**What is asked**
Reproduce word for word the lines from the beginning of the entries to the line with "const bottom = 418;", both included, but none of the pictures.

(Plotting code records)
::::

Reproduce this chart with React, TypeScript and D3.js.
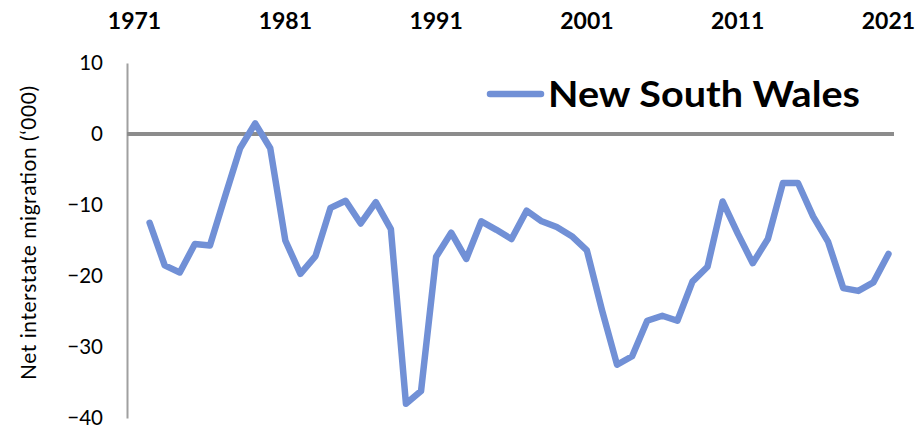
import React, { useRef, useEffect } from "react";
import * as d3 from "d3";

const years = d3.range(1971, 2022);
const labelYears = [1971, 1981, 1991, 2001, 2011, 2021];
const yTicks = [10, 0, -10, -20, -30, -40];
// NSW net interstate migration ('000), 1972-2021 (1971 has no value)
const nsw = [
  null, -12.5, -18.5, -19.5, -15.5, -15.7, -8.8, -2, 1.5, -2,
  -15, -19.7, -17.2, -10.4, -9.4, -12.6, -9.6, -13.4, -38, -36.2,
  -17.3, -13.9, -17.6, -12.3, -13.5, -14.8, -10.8, -12.3, -13.1, -14.4,
  -16.4, -24.8, -32.5, -31.3, -26.3, -25.6, -26.3, -20.8, -18.7, -9.5,
  -14, -18.2, -14.8, -6.9, -6.9, -11.6, -15.2, -21.7, -22.1, -20.9,
  -16.9,
];
const seriesName = "New South Wales";

const W = 916;
const H = 428;
const FONT = "Lato, 'Open Sans', sans-serif";

const App = () => {
  const svgRef = useRef<SVGSVGElement>(null);

  useEffect(() => {
    const svg = d3.select(svgRef.current);
    svg.selectAll("*").remove();

    const left = 127;
    const right = 896;
    const top = 63;
    const bottom = 418;

    const x = d3.scaleBand<number>().domain(years).range([left, right]).padding(0);
    const cx = (yr: number) => (x(yr) as number) + x.bandwidth() / 2;
    const y = d3.scaleLinear().domain([-40, 10]).range([bottom, top]);

    // Y axis
    const yAxis = svg
      .append("g")
      .attr("transform", `translate(${left},0)`)
      .call(d3.axisLeft(y).tickValues(yTicks).tickSize(0).tickPadding(24));
    yAxis.select(".domain").attr("stroke", "#a0a0a0").attr("stroke-width", 2);
    yAxis
      .selectAll("text")
      .attr("font-family", FONT)
      .attr("font-size", 20.5)
      .attr("fill", "#000");

    // zero line
    svg
      .append("line")
      .attr("x1", left)
      .attr("x2", right - 2)
      .attr("y1", y(0))
      .attr("y2", y(0))
      .attr("stroke", "#8c8c8c")
      .attr("stroke-width", 4);

    // Year labels across the top
    const xAxis = svg
      .append("g")
      .attr("transform", `translate(0,29)`)
      .call(
        d3
          .axisTop(x)
          .tickValues(labelYears)
          .tickSize(0)
          .tickPadding(0)
          .tickFormat((d) => String(d))
      );
    xAxis.select(".domain").remove();
    xAxis
      .selectAll("text")
      .attr("font-family", FONT)
      .attr("font-size", 23)
      .attr("font-weight", "bold")
      .attr("fill", "#000")
      .attr("dy", 0);

    // Y label
    svg
      .append("text")
      .attr("transform", `translate(36,233) rotate(-90)`)
      .attr("text-anchor", "middle")
      .attr("font-family", FONT)
      .attr("font-size", 21)
      .attr("textLength", 294)
      .attr("lengthAdjust", "spacing")
      .attr("fill", "#000")
      .text("Net interstate migration (\u2018000)");

    // Line
    const line = d3
      .line<number | null>()
      .defined((d) => d !== null)
      .x((_, i) => cx(years[i]))
      .y((d) => y(d as number));

    svg
      .append("path")
      .datum(nsw)
      .attr("d", line)
      .attr("fill", "none")
      .attr("stroke", "#7190d6")
      .attr("stroke-width", 6.5)
      .attr("stroke-linejoin", "round")
      .attr("stroke-linecap", "round");

    // Legend
    const lg = svg.append("g");
    lg.append("line")
      .attr("x1", 490)
      .attr("x2", 541)
      .attr("y1", 94)
      .attr("y2", 94)
      .attr("stroke", "#7190d6")
      .attr("stroke-width", 6.5)
      .attr("stroke-linecap", "round");
    lg.append("text")
      .attr("x", 548)
      .attr("y", 107)
      .attr("font-family", FONT)
      .attr("font-size", 37)
      .attr("font-weight", "bold")
      .attr("textLength", 312)
      .attr("lengthAdjust", "spacingAndGlyphs")
      .attr("fill", "#000")
      .text(seriesName);
  }, []);

  return (
    <svg
      ref={svgRef}
      width={W}
      height={H}
      style={{ position: "absolute", left: 0, top: 0, background: "#fff" }}
    />
  );
};

export default App;
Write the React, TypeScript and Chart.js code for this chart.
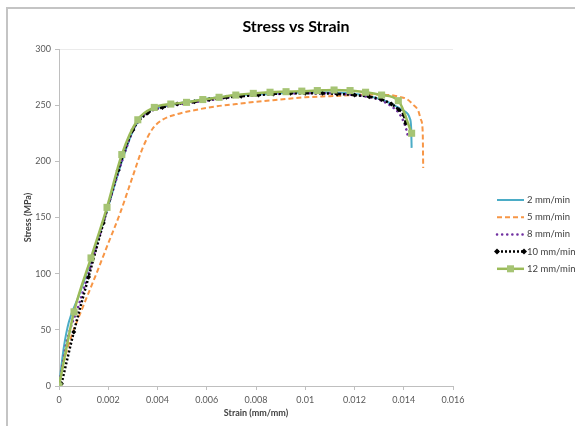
import React, { useEffect, useRef } from 'react';
import { Chart, registerables } from 'chart.js';

Chart.register(...registerables);

const chartTitle = 'Stress vs Strain';
const xAxisTitle = 'Strain (mm/mm)';
const yAxisTitle = 'Stress (MPa)';
const seriesLabels = ['2 mm/min', '5 mm/min', '8 mm/min', '10 mm/min', '12 mm/min'];

const xTickValues = [0, 0.002, 0.004, 0.006, 0.008, 0.01, 0.012, 0.014, 0.016];
const yTickValues = [0, 50, 100, 150, 200, 250, 300];

// 2 mm/min
const strain2 = [0, 0.0002, 0.0004, 0.0008, 0.0013, 0.002, 0.0026, 0.003, 0.0034, 0.0038, 0.0045, 0.0055, 0.0065, 0.0075, 0.0085, 0.0095, 0.0105, 0.0115, 0.012, 0.0126, 0.0131, 0.0136, 0.014, 0.01425, 0.0143, 0.01432];
const stress2 = [0, 35, 57, 80, 112, 160, 203, 227, 241, 246, 250, 254, 257, 259, 260, 261, 261.5, 261, 260, 258, 255, 250, 245, 238, 230, 212];

// 5 mm/min
const strain5 = [0, 0.0002, 0.0005, 0.001, 0.0015, 0.002, 0.0025, 0.003, 0.0034, 0.0038, 0.0042, 0.0048, 0.0056, 0.0064, 0.0072, 0.008, 0.009, 0.01, 0.011, 0.012, 0.0128, 0.01344, 0.0138, 0.01412, 0.0144, 0.01459, 0.0147, 0.01477, 0.01479];
const stress5 = [0, 22, 44, 72, 99, 127, 155, 187, 212, 229, 237, 242, 246, 249, 251, 253, 255, 257, 258, 259, 259.5, 259, 257.5, 255.5, 250, 245, 237, 226, 194];

// 8 mm/min
const strain8 = [0, 0.0003, 0.0008, 0.0014, 0.002, 0.0026, 0.0031, 0.0035, 0.004, 0.005, 0.006, 0.007, 0.008, 0.009, 0.01, 0.011, 0.012, 0.0126, 0.0131, 0.0135, 0.0138, 0.014, 0.01412, 0.01419];
const stress8 = [0, 38, 72, 115, 160, 203, 232, 242, 247, 251, 254, 257, 259, 260, 260.5, 260.5, 259, 257, 254, 249, 243, 235, 227, 220];

// 10 mm/min
const strain10 = [0.0001, 0.0006, 0.0012, 0.0018, 0.0024, 0.003, 0.0036, 0.0042, 0.0048, 0.0055, 0.0061, 0.0068, 0.0074, 0.0081, 0.0087, 0.0094, 0.01, 0.0107, 0.0113, 0.012, 0.0126, 0.0131, 0.0135, 0.0138, 0.014, 0.01408];
const stress10 = [2, 48, 97, 145, 192, 228, 243, 248, 251, 253, 255, 257, 258, 259, 260, 260.5, 260.5, 260.5, 260, 259, 257.5, 255, 251, 246, 241, 234];

// 12 mm/min
const strain12 = [0, 0.00061, 0.0013, 0.00195, 0.00255, 0.0032, 0.00387, 0.00454, 0.00518, 0.00584, 0.0065, 0.00718, 0.00789, 0.00857, 0.00922, 0.00986, 0.01049, 0.01117, 0.01182, 0.01245, 0.0131, 0.01378, 0.01432];
const stress12 = [0, 66, 114, 159, 206, 237, 248, 251, 252.5, 255, 257, 259, 260.5, 261.5, 262, 262.5, 263, 263.5, 263, 261.5, 259, 254, 225];

const FONT = 'Lato, "Open Sans", sans-serif';

const toPoints = (xs: number[], ys: number[]) => xs.map((x, i) => ({ x, y: ys[i] }));

const drawDiamond = (ctx: CanvasRenderingContext2D, x: number, y: number, r: number) => {
  ctx.beginPath();
  ctx.moveTo(x, y - r);
  ctx.lineTo(x + r, y);
  ctx.lineTo(x, y + r);
  ctx.lineTo(x - r, y);
  ctx.closePath();
  ctx.fill();
};

const overlayPlugin = {
  id: 'overlay',
  afterDraw(chart: any) {
    const ctx: CanvasRenderingContext2D = chart.ctx;
    ctx.save();
    // title
    ctx.fillStyle = '#000000';
    ctx.font = `bold 16px ${FONT}`;
    ctx.textAlign = 'center';
    ctx.textBaseline = 'middle';
    ctx.fillText(chartTitle, 296, 27);

    // legend
    const y0 = 200;
    const step = 17.2;
    const x1 = 497;
    const x2 = 524;
    const tx = 527;
    chart.data.datasets.forEach((ds: any, i: number) => {
      const y = y0 + i * step;
      ctx.save();
      ctx.strokeStyle = ds.borderColor;
      ctx.lineWidth = ds.borderWidth;
      ctx.lineCap = ds.borderCapStyle || 'butt';
      ctx.setLineDash(ds.borderDash || []);
      ctx.beginPath();
      ctx.moveTo(x1, y);
      ctx.lineTo(x2, y);
      ctx.stroke();
      ctx.setLineDash([]);
      ctx.fillStyle = ds.pointBackgroundColor || ds.borderColor;
      if (ds.pointStyle === 'rectRot' && ds.pointRadius > 0) {
        drawDiamond(ctx, x1, y, 3);
        drawDiamond(ctx, x2, y, 3);
      } else if (ds.pointStyle === 'rect' && ds.pointRadius > 0) {
        ctx.fillRect((x1 + x2) / 2 - 3.5, y - 3.5, 7, 7);
      }
      ctx.fillStyle = '#404040';
      ctx.font = `9.5px ${FONT}`;
      ctx.textAlign = 'left';
      ctx.textBaseline = 'middle';
      ctx.fillText(ds.label, tx, y);
      ctx.restore();
    });
    ctx.restore();
  },
};

export default function App() {
  const canvasRef = useRef<HTMLCanvasElement | null>(null);

  useEffect(() => {
    document.body.style.margin = '0';
    const canvas = canvasRef.current;
    if (!canvas) return;
    const chart = new Chart(canvas, {
      type: 'line',
      data: {
        datasets: [
          {
            label: seriesLabels[0],
            data: toPoints(strain2, stress2),
            borderColor: '#4bacc6',
            borderWidth: 2,
            pointRadius: 0,
            cubicInterpolationMode: 'monotone',
            order: 5,
          },
          {
            label: seriesLabels[1],
            data: toPoints(strain5, stress5),
            borderColor: '#f79646',
            borderWidth: 2,
            borderDash: [5, 3],
            pointRadius: 0,
            cubicInterpolationMode: 'monotone',
            order: 4,
          },
          {
            label: seriesLabels[2],
            data: toPoints(strain8, stress8),
            borderColor: '#7030a0',
            borderWidth: 2.5,
            borderDash: [0.1, 5],
            borderCapStyle: 'round',
            pointRadius: 0,
            cubicInterpolationMode: 'monotone',
            order: 3,
          },
          {
            label: seriesLabels[3],
            data: toPoints(strain10, stress10),
            borderColor: '#000000',
            borderWidth: 2.5,
            borderDash: [2, 2],
            pointStyle: 'rectRot',
            pointRadius: 2.5,
            pointBackgroundColor: '#000000',
            pointBorderColor: '#000000',
            pointBorderWidth: 0,
            cubicInterpolationMode: 'monotone',
            order: 2,
          },
          {
            label: seriesLabels[4],
            data: toPoints(strain12, stress12),
            borderColor: '#9bbb59',
            borderWidth: 2.5,
            pointStyle: 'rect',
            pointRadius: 5,
            pointBackgroundColor: '#a6c474',
            pointBorderColor: '#a6c474',
            pointBorderWidth: 0,
            cubicInterpolationMode: 'monotone',
            order: 1,
          },
        ],
      } as any,
      options: {
        animation: false,
        responsive: false,
        maintainAspectRatio: false,
        devicePixelRatio: 1,
        layout: { padding: { left: 0, right: 122, top: 49, bottom: 0 } },
        plugins: {
          legend: { display: false },
          title: { display: false },
          tooltip: { enabled: false },
        },
        scales: {
          x: {
            type: 'linear',
            min: 0,
            max: 0.016,
            afterFit: (s: any) => {
              s.height = 40;
            },
            afterBuildTicks: (s: any) => {
              s.ticks = xTickValues.map((v) => ({ value: v }));
            },
            ticks: {
              callback: (v: any) => String(Number(Number(v).toFixed(3))),
              font: { family: FONT, size: 9 },
              color: '#595959',
              padding: 5,
              maxRotation: 0,
              autoSkip: false,
            },
            grid: { drawOnChartArea: false, tickLength: 4, tickColor: '#bfbfbf' },
            border: { color: '#bfbfbf', width: 1 },
            title: {
              display: true,
              text: xAxisTitle,
              font: { family: FONT, size: 9, weight: 'bold' },
              color: '#404040',
              padding: { top: 0, bottom: 8 },
            },
          },
          y: {
            type: 'linear',
            min: 0,
            max: 300,
            afterFit: (s: any) => {
              s.width = 59;
            },
            afterBuildTicks: (s: any) => {
              s.ticks = yTickValues.map((v) => ({ value: v }));
            },
            ticks: {
              font: { family: FONT, size: 9 },
              color: '#595959',
              padding: 4,
            },
            grid: {
              color: (c: any) => (c.tick && c.tick.value === 300 ? '#ebebeb' : 'rgba(0,0,0,0)'),
              tickLength: 4,
              tickColor: '#bfbfbf',
            },
            border: { color: '#bfbfbf', width: 1 },
            title: {
              display: true,
              text: yAxisTitle,
              font: { family: FONT, size: 9, weight: 'bold' },
              color: '#404040',
              padding: { top: 23, bottom: 0 },
            },
          },
        },
      } as any,
      plugins: [overlayPlugin],
    });
    return () => chart.destroy();
  }, []);

  return (
    <div style={{ position: 'relative', width: 575, height: 426, overflow: 'hidden', background: '#ffffff' }}>
      <div
        style={{
          position: 'absolute',
          left: 6,
          top: 7,
          width: 700,
          height: 600,
          borderLeft: '2px solid #c4c4c4',
          borderTop: '2px solid #c4c4c4',
        }}
      />
      <canvas ref={canvasRef} width={575} height={426} style={{ position: 'absolute', left: 0, top: 0 }} />
    </div>
  );
}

::::

**The output**
Reproduce this chart with React, TypeScript and D3.js.
import React, { useRef, useEffect } from "react";
import * as d3 from "d3";

const years = d3.range(1971, 2022);
const labelYears = [1971, 1981, 1991, 2001, 2011, 2021];
const yTicks = [10, 0, -10, -20, -30, -40];
// NSW net interstate migration ('000), 1972-2021 (1971 has no value)
const nsw = [
  null, -12.5, -18.5, -19.5, -15.5, -15.7, -8.8, -2, 1.5, -2,
  -15, -19.7, -17.2, -10.4, -9.4, -12.6, -9.6, -13.4, -38, -36.2,
  -17.3, -13.9, -17.6, -12.3, -13.5, -14.8, -10.8, -12.3, -13.1, -14.4,
  -16.4, -24.8, -32.5, -31.3, -26.3, -25.6, -26.3, -20.8, -18.7, -9.5,
  -14, -18.2, -14.8, -6.9, -6.9, -11.6, -15.2, -21.7, -22.1, -20.9,
  -16.9,
];
const seriesName = "New South Wales";

const W = 916;
const H = 428;
const FONT = "Lato, 'Open Sans', sans-serif";

const App = () => {
  const svgRef = useRef<SVGSVGElement>(null);

  useEffect(() => {
    const svg = d3.select(svgRef.current);
    svg.selectAll("*").remove();

    const left = 127;
    const right = 896;
    const top = 63;
    const bottom = 418;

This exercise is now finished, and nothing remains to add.